Menurut peneliti  lahan rawa – Ir. Yanti Rina, M.S. dan Enny Siti Rohaeni, SP, MS - kandidat Doktor IPB,   usaha itik Alabio di lahan rawa lebak cukup menguntungkan dan lebih menguntungkan apabila dipadukan dengan pemeliharaan ikan. Itik dipelihara dengan kandang di atas kolam ikan  (mina itik).  Hasil penelitian di lahan rawa lebak, Desa Bitin, Kecamatan Danau Panggang, Hulu Sungai Utara, Kalimantan Selatan dengan luas kolam 1.800 meter2, penebaran benih ikan 200 kg dengan lama pemeliharaan setahun menunjukkan  hasil ikan 350 kg (tanpa itik) dan 800 kg (ikan + itik). Hasil itik sebanyak 48 ekor dengan hasil telur seluruhnya mencapai 9.600 butir.

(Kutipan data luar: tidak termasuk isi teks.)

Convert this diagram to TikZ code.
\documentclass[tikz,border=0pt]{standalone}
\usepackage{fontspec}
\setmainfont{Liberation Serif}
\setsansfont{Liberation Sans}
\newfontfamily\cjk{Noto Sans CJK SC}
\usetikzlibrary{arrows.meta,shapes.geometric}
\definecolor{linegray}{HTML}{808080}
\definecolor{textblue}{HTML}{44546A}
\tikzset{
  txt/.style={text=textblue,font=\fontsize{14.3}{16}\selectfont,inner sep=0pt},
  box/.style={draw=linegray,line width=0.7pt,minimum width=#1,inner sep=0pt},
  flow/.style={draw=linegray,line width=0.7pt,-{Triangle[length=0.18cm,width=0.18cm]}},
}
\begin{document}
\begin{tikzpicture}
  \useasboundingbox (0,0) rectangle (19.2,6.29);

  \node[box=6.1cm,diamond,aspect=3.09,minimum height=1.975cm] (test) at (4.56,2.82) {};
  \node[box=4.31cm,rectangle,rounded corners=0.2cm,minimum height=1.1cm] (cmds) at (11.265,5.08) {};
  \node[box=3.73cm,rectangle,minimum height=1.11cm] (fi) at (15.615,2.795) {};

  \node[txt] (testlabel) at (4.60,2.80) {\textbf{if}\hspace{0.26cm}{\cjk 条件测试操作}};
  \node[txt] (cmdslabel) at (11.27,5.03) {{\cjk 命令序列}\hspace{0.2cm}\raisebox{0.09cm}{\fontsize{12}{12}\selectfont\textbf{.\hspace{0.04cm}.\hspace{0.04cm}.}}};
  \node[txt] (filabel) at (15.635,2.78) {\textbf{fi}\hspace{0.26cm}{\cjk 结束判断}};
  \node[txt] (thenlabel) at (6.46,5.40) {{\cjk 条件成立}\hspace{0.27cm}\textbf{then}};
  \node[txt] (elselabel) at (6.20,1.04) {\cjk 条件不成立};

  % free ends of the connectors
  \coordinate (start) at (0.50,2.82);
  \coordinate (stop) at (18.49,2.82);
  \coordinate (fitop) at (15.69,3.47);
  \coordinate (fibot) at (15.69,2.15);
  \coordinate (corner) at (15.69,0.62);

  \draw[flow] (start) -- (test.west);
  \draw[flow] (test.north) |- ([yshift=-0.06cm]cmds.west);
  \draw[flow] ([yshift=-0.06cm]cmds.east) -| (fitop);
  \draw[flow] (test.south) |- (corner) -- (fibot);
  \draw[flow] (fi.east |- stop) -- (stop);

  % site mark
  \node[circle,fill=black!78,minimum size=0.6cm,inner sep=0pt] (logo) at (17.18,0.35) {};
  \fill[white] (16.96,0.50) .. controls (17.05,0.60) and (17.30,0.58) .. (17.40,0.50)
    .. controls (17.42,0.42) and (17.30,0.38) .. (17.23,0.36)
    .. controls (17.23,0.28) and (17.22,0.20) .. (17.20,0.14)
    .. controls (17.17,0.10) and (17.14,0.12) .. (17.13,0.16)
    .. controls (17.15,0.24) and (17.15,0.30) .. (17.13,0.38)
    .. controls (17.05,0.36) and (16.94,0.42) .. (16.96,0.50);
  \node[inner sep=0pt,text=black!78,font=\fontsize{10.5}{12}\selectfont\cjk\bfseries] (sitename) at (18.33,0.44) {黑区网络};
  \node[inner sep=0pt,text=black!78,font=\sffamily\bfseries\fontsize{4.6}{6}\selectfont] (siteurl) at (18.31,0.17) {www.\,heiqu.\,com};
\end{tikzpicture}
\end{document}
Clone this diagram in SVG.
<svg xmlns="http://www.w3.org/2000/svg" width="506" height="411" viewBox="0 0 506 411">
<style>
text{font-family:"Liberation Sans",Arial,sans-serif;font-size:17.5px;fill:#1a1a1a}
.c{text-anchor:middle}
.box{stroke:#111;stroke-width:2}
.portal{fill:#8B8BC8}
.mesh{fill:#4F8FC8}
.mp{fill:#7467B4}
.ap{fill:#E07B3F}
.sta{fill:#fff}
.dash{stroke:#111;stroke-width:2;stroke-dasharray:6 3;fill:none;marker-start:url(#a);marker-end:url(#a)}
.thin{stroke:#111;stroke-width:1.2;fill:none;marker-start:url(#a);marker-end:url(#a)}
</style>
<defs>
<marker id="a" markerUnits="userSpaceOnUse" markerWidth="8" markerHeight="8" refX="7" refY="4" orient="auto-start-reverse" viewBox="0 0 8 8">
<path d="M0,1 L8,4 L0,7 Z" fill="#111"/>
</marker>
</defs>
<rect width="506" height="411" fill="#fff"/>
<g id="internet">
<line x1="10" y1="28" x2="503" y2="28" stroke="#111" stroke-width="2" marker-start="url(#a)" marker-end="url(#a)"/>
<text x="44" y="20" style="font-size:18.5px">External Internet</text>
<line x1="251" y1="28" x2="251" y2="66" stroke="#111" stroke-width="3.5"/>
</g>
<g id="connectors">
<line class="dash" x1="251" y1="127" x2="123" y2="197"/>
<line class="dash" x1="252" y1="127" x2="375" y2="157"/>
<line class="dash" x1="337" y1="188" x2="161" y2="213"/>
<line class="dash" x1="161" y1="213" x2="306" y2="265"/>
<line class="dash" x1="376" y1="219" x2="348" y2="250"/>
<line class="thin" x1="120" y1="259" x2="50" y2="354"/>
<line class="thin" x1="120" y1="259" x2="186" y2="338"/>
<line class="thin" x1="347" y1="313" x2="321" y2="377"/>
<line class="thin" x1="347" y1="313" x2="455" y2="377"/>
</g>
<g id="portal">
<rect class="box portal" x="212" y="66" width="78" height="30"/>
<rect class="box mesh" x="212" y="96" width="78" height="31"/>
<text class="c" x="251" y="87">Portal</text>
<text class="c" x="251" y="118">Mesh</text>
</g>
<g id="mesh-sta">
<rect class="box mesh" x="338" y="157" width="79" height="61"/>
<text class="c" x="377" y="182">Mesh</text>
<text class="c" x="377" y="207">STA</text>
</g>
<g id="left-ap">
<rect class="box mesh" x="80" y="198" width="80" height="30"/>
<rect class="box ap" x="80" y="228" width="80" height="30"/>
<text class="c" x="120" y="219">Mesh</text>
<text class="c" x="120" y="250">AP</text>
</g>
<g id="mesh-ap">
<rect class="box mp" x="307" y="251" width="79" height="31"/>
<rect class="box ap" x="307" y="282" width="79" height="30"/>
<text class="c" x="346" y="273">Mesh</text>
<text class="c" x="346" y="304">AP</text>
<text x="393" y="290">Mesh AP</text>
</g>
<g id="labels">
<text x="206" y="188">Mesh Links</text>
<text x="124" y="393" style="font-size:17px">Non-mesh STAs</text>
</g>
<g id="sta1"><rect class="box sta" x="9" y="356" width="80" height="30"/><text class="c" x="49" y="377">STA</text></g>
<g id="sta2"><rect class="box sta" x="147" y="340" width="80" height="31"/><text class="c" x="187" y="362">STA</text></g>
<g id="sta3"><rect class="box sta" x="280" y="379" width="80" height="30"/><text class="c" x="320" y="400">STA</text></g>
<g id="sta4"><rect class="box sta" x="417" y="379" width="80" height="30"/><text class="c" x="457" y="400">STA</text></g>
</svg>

Dengan sistem mina itik (ikan dan itik) dicapai hasil dan keuntungan sebanyak 5 kali lipat dibandingkan hanya usaha ikan saja.

Mengingat potensi rawa lebak  yang sangat luas mencapai 13,27 juta hektar, dengan rincian; Papua mencapai 6,30 juta hektar, Kalimantan sebesar 3,58 juta hektar, Sumatra 2,77  juta hektar, dan Sulawesi 0,61 juta hektar. Dari seluas 13-14 juta hektar rawa lebak, paling tidak sekitar  9 juta hektar (6,08 juta hektar berupa rawa lebak tengahan dan 3,04 juta hektar berupa lebak dalam) yang belum banyak dimanfaatkan dapat dikembangkan sebagai lahan untuk pengembangan itik Alabio ini.